The love story between Peg and her attorney friend Graham (Jermaine Fowler) also didn’t really work for me, for a couple of reasons. One, I didn’t think Graham was a particularly well-written character, as he was by far the least developed character in the movie. And also, I didn’t feel that Fowler and Deutch shared much onscreen chemistry together.
Also, for a movie that clocks in at a crisp 95 minutes, there were times, especially towards the end, where it actually dragged a bit.
Director Tanya Wexler captures the Buffalo blue-collar feel well enough, and for the most part the film possesses the same oomph as Deutch’s Peg, but it’s not quite a home run.
With the heavy-handedness of Wizz and his henchmen, the film tries to make a statement about the debt collecting underworld, but it’s not as successful as it sets out to be. There are times where it aims for the relevance of THE BIG SHORT (2015) and THE WOLF OF WALL STREET (2013) but it falls short of these aspirations.

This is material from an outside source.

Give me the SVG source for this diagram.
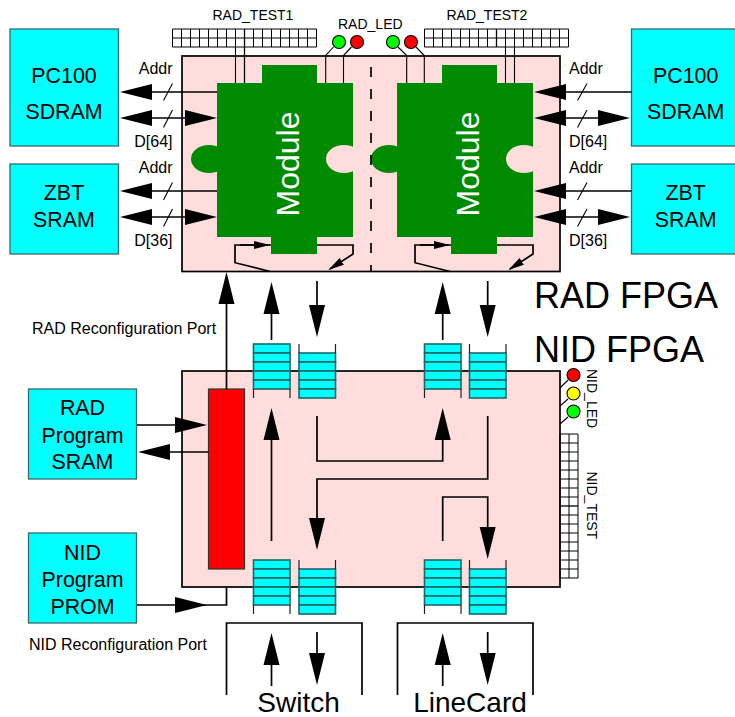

Just before the end credits roll, for example, the films lists the sad statistics of how many Americans are now in debt and who now face the unceasing ire of debt collectors, a practice that remains largely unchecked and unpoliced by the U.S. government. While this statement definitely pertains to the movie’s plot, it almost seems like it belongs in a different movie, since so much of BUFFALOED was played for laughs.
For the most part, I enjoyed BUFFALOED. It’s a showcase for an up and coming actor, Zoey Deutch, and it’s got a lively and very funny script that will make you laugh even when it explores some of the darker sides of the shady practice known as debt collecting.
And it does it all with as much spice as your favorite buffalo hot sauce.